I did the same and end up spending 5 hours in Data Center freeze. It was a hell of a lifetime experience.
07-22-2014 03:25 AM
07-22-2014 08:31 AM
Hello,
check the bp.conf. Is there an entry like "PREFERRED_NETWORK = 192.168.1.x PROHIBITED" or some other unneeded "PREFERRED_NETWORK =" entries ?
07-28-2014 04:18 AM
07-29-2014 11:29 PM
No solution yet ... many backline engg worked.
We are transitioning appliance with old code now.... :( this is very disappointing...
07-29-2014 11:46 PM
What level of firmware upgrade is this? Now one mentioned about this at Symantec support...
07-30-2014 12:53 AM
07-30-2014 01:50 AM
You are not alone with this issue, I have experience this at several customers. Have tried several ideas to solve this but nothing works so I expect it to be yet another bug in the software!
I have no solution for it other than to stay with 2.5.x for now until 2.6.0.3 is released.
And do extensive testing of 2.6.0.3 when it is released, hopefully several severe bugs will be fixed by this version.
07-30-2014 10:57 AM
Has this issue been resolved yet or still outstanding?
Sully
07-30-2014 11:00 PM
08-06-2014 08:37 AM
No resolution yet!
Today we upgraded one of the appliance to 2.6.0.3 and going to redirect the backups to it from the temporary appliance that we were ising for backups for last 2 weeks.
I will let you guys know how it goes.
08-08-2014 08:51 AM
We too are experiencing nightly status 24 errors with 2.6.0.2 on 5230 Appliance, where I worked for WEEKS with Symantec TS without resolution.

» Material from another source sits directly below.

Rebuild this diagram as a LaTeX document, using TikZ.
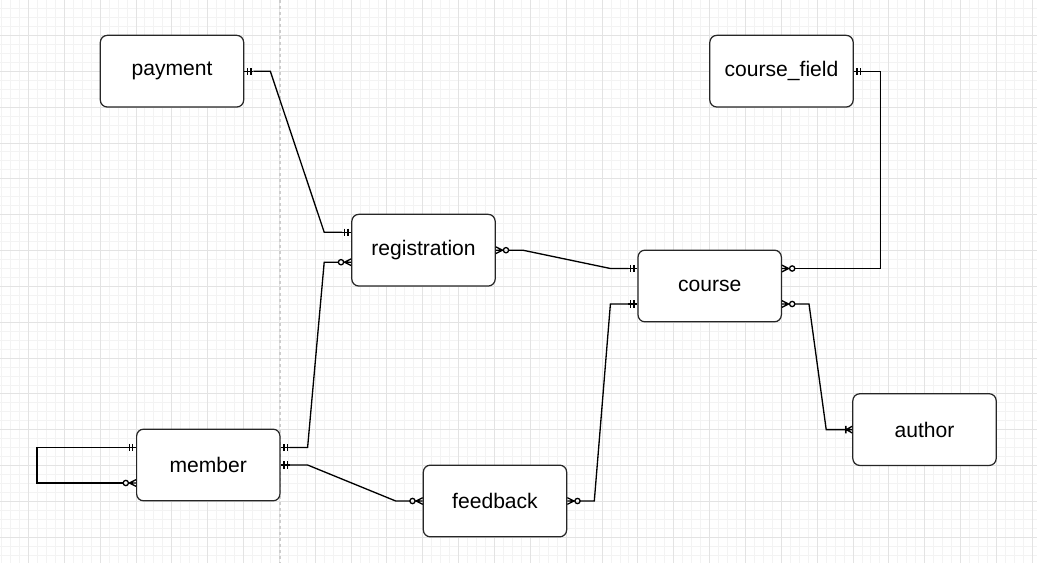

The issue began immediately after migration from 7.5.0.4 on Windows master to shiny new 5230 master with 2.6.0.2.
Exchange data always causes the issue, whether single or multiple streams, after about 20 minutes, followed by a series of retries that eventually terminate when the backup windows ends. Other policy types are effected occasionally. The issue only occurs when the data movement is over the LAN (data moved as FC block is always successful).
The workaround we are using is to backup to an SLP, with 1st stop being AdvancedDisk with short retention (on the internal disks), then duplicating to MSDP with long retention. This gets around the status 24 errors.
I am eagerly awaiting the result of 2.6.0.3 relative to this issue !!!
Ken W
08-08-2014 01:37 PM
There have been different issues when WAN optimization is enabled.
Here is one such issue that also happens to show how to turn it off (Very easy in clish).
Worth a try.
08-09-2014 06:28 AM
We are also seeeing these issues after upgradeing to 2.6.0.2 as well.